● **Goal**: Only the lines from the start of the data to the line containing "color='#444444', va='center')", both included, should be output, exactly and without pictures.

--- Begin ---

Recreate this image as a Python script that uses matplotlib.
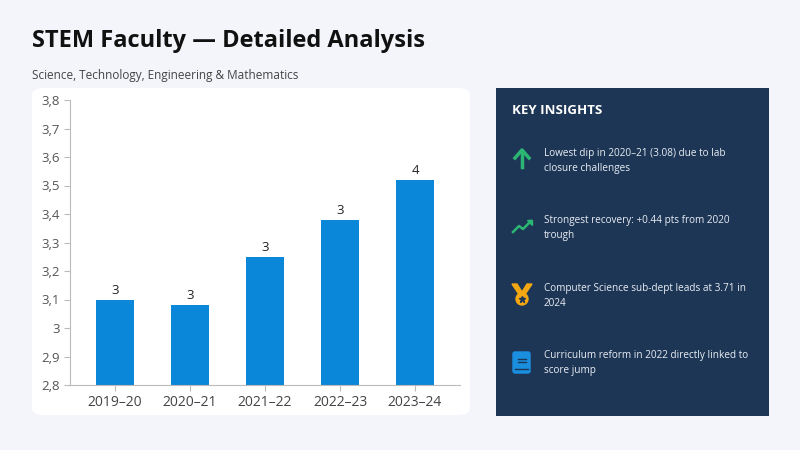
import matplotlib.pyplot as plt
from matplotlib.patches import FancyBboxPatch, Rectangle, Circle, Polygon
from matplotlib.ticker import FuncFormatter

years = ['2019–20', '2020–21', '2021–22', '2022–23', '2023–24']
scores = [3.10, 3.08, 3.25, 3.38, 3.52]
yticks = [2.8, 2.9, 3.0, 3.1, 3.2, 3.3, 3.4, 3.5, 3.6, 3.7, 3.8]
insights = ['Lowest dip in 2020–21 (3.08) due to lab\nclosure challenges',
            'Strongest recovery: +0.44 pts from 2020\ntrough',
            'Computer Science sub-dept leads at 3.71 in\n2024',
            'Curriculum reform in 2022 directly linked to\nscore jump']

plt.rcParams['font.family'] = ['Open Sans', 'DejaVu Sans']
fig = plt.figure(figsize=(8, 4.5), dpi=100)
fig.patch.set_facecolor('#f3f5fb')

def fx(px): return px / 800
def fy(py): return 1 - py / 450

fig.text(fx(32), fy(41), 'STEM Faculty — Detailed Analysis', fontsize=17, fontweight='bold',
         color='#111111', va='center')
fig.text(fx(32), fy(75), 'Science, Technology, Engineering & Mathematics', fontsize=8.5,
         color='#444444', va='center')

# white chart card
fig.patches.append(FancyBboxPatch((fx(32), fy(415)), fx(438), 327 / 450,
                                  boxstyle='round,pad=0,rounding_size=0.015', zorder=-1,
                                  transform=fig.transFigure, facecolor='white', edgecolor='none'))

ax = fig.add_axes([fx(70), fy(385), fx(390), 285 / 450])
ax.set_facecolor('none')
bars = ax.bar(years, scores, width=0.5, color='#0a87d8')
for b, v in zip(bars, scores):
    ax.text(b.get_x() + b.get_width() / 2, v + 0.01, f'{v:.0f}', ha='center', va='bottom',
            fontsize=9.5, color='#222222')
ax.set_ylim(2.8, 3.8)
ax.set_yticks(yticks)
ax.yaxis.set_major_formatter(FuncFormatter(lambda v, p: f'{v:.1f}'.replace('.0', '').replace('.', ',')))
ax.tick_params(axis='y', labelsize=9.5, colors='#555555', length=4, color='#bbbbbb')
ax.tick_params(axis='x', labelsize=10, colors='#444444', length=4, color='#bbbbbb')
for s in ['top', 'right']:
    ax.spines[s].set_visible(False)
for s in ['left', 'bottom']:
    ax.spines[s].set_color('#bbbbbb')
ax.set_xlim(-0.6, 4.6)

# insights panel
fig.patches.append(Rectangle((fx(496), fy(416)), fx(273), 328 / 450, transform=fig.transFigure,
                             facecolor='#1e3656', edgecolor='none', zorder=-1))
fig.text(fx(512), fy(111), 'KEY INSIGHTS', fontsize=9.5, fontweight='bold', color='white', va='center')
ys = [161, 228, 296, 363]
for y, t in zip(ys, insights):
    fig.text(fx(544), fy(y), t, fontsize=7.2, color='#e8edf3', va='center', linespacing=1.4)

iax = fig.add_axes([0, 0, 1, 1], facecolor='none')
iax.set_xlim(0, 800)
iax.set_ylim(450, 0)
iax.axis('off')
g = '#2bb673'
# up arrow
iax.plot([522, 522], [151, 167], color=g, lw=2.5)
iax.plot([515, 522, 529], [158, 150, 158], color=g, lw=2.5)
# trend
iax.plot([513, 519, 523, 531], [232, 226, 229, 221], color=g, lw=1.8)
iax.add_patch(Polygon([[527, 220], [532, 220], [532, 225]], color=g))
# medal
iax.add_patch(Polygon([[512, 284], [517, 284], [522, 292], [527, 284], [532, 284], [524, 296], [520, 296]],
                      color='#f3a712'))
iax.add_patch(Circle((522, 299), 6, color='#f3a712'))
iax.plot(522, 299, marker='*', color='#1e3656', ms=5)
# book
iax.add_patch(FancyBboxPatch((513, 352), 17, 21, boxstyle='round,pad=0,rounding_size=2',
                             color='#1a8fe0'))
iax.plot([518, 526], [359, 359], color='#1e3656', lw=1)
iax.plot([518, 526], [362, 362], color='#1e3656', lw=1)
iax.plot([515, 528], [369, 369], color='#1e3656', lw=1)

fig.savefig('out.png', dpi=100, facecolor=fig.get_facecolor())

--- End ---

● **Reply**:
Recreate this image as a Python script that uses matplotlib.
import matplotlib.pyplot as plt
from matplotlib.patches import FancyBboxPatch, Rectangle, Circle, Polygon
from matplotlib.ticker import FuncFormatter

years = ['2019–20', '2020–21', '2021–22', '2022–23', '2023–24']
scores = [3.10, 3.08, 3.25, 3.38, 3.52]
yticks = [2.8, 2.9, 3.0, 3.1, 3.2, 3.3, 3.4, 3.5, 3.6, 3.7, 3.8]
insights = ['Lowest dip in 2020–21 (3.08) due to lab\nclosure challenges',
            'Strongest recovery: +0.44 pts from 2020\ntrough',
            'Computer Science sub-dept leads at 3.71 in\n2024',
            'Curriculum reform in 2022 directly linked to\nscore jump']

plt.rcParams['font.family'] = ['Open Sans', 'DejaVu Sans']
fig = plt.figure(figsize=(8, 4.5), dpi=100)
fig.patch.set_facecolor('#f3f5fb')

def fx(px): return px / 800
def fy(py): return 1 - py / 450

fig.text(fx(32), fy(41), 'STEM Faculty — Detailed Analysis', fontsize=17, fontweight='bold',
         color='#111111', va='center')
fig.text(fx(32), fy(75), 'Science, Technology, Engineering & Mathematics', fontsize=8.5,
         color='#444444', va='center')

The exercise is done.